First Sukpaiboon, 35, who runs the Haggerston Espresso Room (HER) in Hackney, east London, a Labour stronghold, told the Evening Standard she had decided to pen the board after seeing the General Election results.

The sign reads: “Important! Please could anyone who voted Conservative identify themselves on entering my shop, I will be happy to apply a 10 per cent ‘Tory tax’ on your coffee.

“I’m sure you can understand this is one of many ‘tough’ decisions I need to make to ‘balance the books’,” adding: “Don’t be shy!”

Sukpaiboon said that while the sign was intended to be a joke, it was “sighs all round” last Friday morning, “and it will be more pain to come over the next five years”.

She said she is yet to have a customer to enter her coffee shop and declare themselves a Tory voter. But while Sukpaiboon said she said she has barely received any complaints about the sign, people have become angered on social media, calling the move “prejudiced,” “immature” and “discrimination”.

She is not the first business owner to experience backlash against instating a “Tory tax” on customers.

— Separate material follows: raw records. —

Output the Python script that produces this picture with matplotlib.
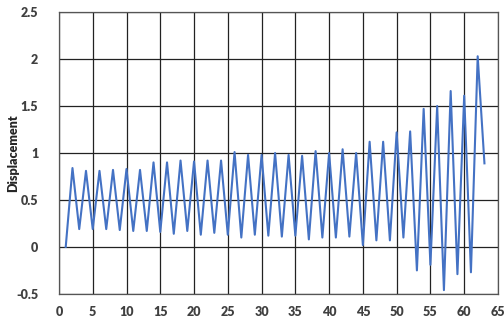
import matplotlib
matplotlib.use("Agg")
import matplotlib.pyplot as plt

# displacement, one value per step 1..63
steps = list(range(1, 64))
displacement = [
    0.0, 0.84, 0.19, 0.81, 0.19, 0.81, 0.19, 0.82, 0.18, 0.83,
    0.17, 0.82, 0.17, 0.90, 0.16, 0.90, 0.14, 0.92, 0.17, 0.91,
    0.13, 0.92, 0.15, 0.92, 0.13, 1.01, 0.10, 0.98, 0.13, 0.98,
    0.12, 1.00, 0.11, 0.98, 0.12, 0.97, 0.08, 1.02, 0.10, 1.00,
    0.10, 1.04, 0.11, 1.00, 0.02, 1.12, 0.07, 1.12, 0.07, 1.22,
    0.10, 1.23, -0.25, 1.47, -0.19, 1.50, -0.46, 1.66, -0.29, 1.61,
    -0.27, 2.03, 0.89,
]
xticks = list(range(0, 70, 5))
yticks = [-0.5, 0, 0.5, 1, 1.5, 2, 2.5]
ytick_labels = ["-0.5", "0", "0.5", "1", "1.5", "2", "2.5"]

plt.rcParams['font.family'] = ['Lato', 'DejaVu Sans']

fig = plt.figure(figsize=(5.04, 3.28), dpi=100)
ax = fig.add_axes([0.117, 0.104, 0.871, 0.859])

ax.plot(steps, displacement, color='#4472C4', linewidth=1.5)

ax.set_xlim(0, 65)
ax.set_ylim(-0.5, 2.5)
ax.set_xticks(xticks)
ax.set_yticks(yticks)
ax.set_yticklabels(ytick_labels)
ax.grid(True, color='#222222', linewidth=0.9)
ax.set_axisbelow(True)
for s in ax.spines.values():
    s.set_color('#555555')
    s.set_linewidth(0.9)
ax.tick_params(length=0, labelsize=9, labelcolor='#404040')
ax.tick_params(axis='x', pad=9)
ax.tick_params(axis='y', pad=15)
for lab in ax.get_xticklabels() + ax.get_yticklabels():
    lab.set_fontweight('heavy')
ax.set_ylabel('Displacement', fontsize=9, fontweight='heavy', color='#262626')
ax.yaxis.set_label_coords(-0.091, 0.5)

fig.savefig('out.png', dpi=100)
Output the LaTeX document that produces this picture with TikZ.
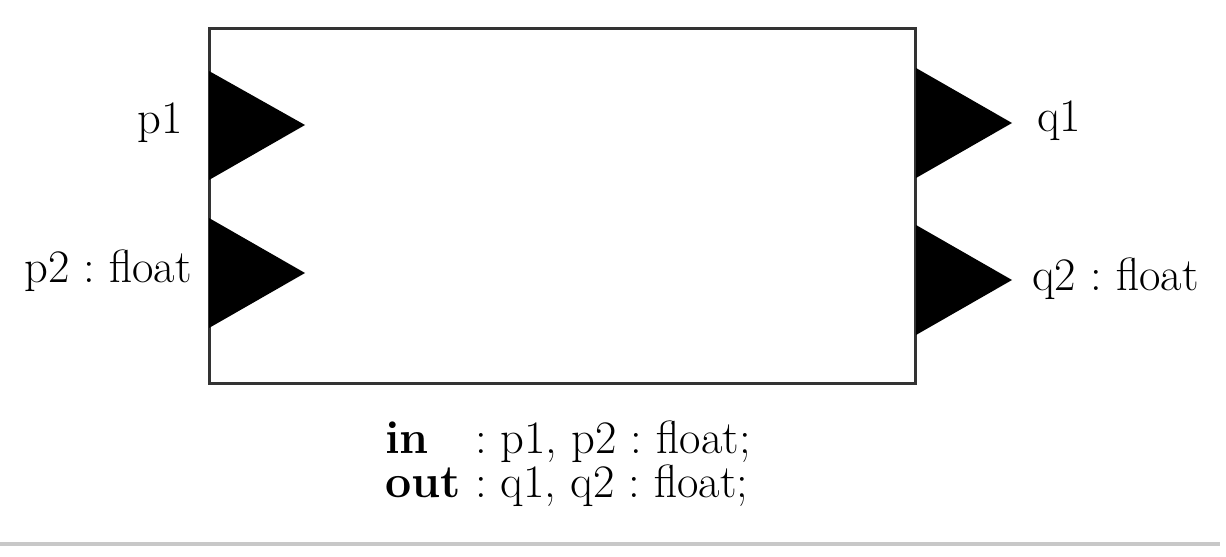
\documentclass[tikz,border=0pt]{standalone}
\usepackage{tikz}
\usetikzlibrary{shapes.geometric}
\definecolor{rulegray}{RGB}{200,200,200}
\tikzstyle{block} = [rectangle, minimum width=14.14cm, minimum height=7.12cm, draw=black!80, line width=0.06cm, inner sep=0pt]
\tikzstyle{port} = [fill=black]
\tikzstyle{lbl} = [inner sep=0pt, font=\fontsize{26.5}{25}\selectfont]
\frenchspacing

\begin{document}
\begin{tikzpicture}[x=0.02cm, y=-0.02cm]
  \useasboundingbox (0,0) rectangle (1226,557);

  \node (blk) [block] at (562.5,206) {};

  % input ports
  \fill [port] (209,71) -- (305,125) -- (209,180) -- cycle;
  \fill [port] (209,218) -- (305,273) -- (209,328) -- cycle;
  % output ports
  \fill [port] (916,68) -- (1012,123) -- (916,178) -- cycle;
  \fill [port] (916,225) -- (1012,280) -- (916,335) -- cycle;

  \node (p1) [lbl, anchor=base east] at (183,134) {p1};
  \node (p2) [lbl, anchor=base east] at (192,282) {p2 : float};
  \node (q1) [lbl, anchor=base west] at (1037,132) {q1};
  \node (q2) [lbl, anchor=base west] at (1032,290) {q2 : float};

  \node (sigin) [lbl, anchor=base west] at (385,453) {\rlap{\bfseries in}\hphantom{\bfseries out} : p1, p2 : float;};
  \node (sigout) [lbl, anchor=base west] at (385,497) {{\bfseries out} : q1, q2 : float;};

  \draw [rulegray, line width=0.08cm] (0,544) -- (1220,544);
\end{tikzpicture}
\end{document}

Matt Woodruff owns a garden centre in Lewes, and this weekend put out a sign informing any Conservative voting customers that they would be charged an extra 10 per cent on their plants, while Ukip voters were advised to shop elsewhere.

Woodruff has since removed the sign and informed people that he was not serious about the tax, though he remained unfazed over any backlash he received, claiming that irritating people with the sign was worth it for “stirring things up”.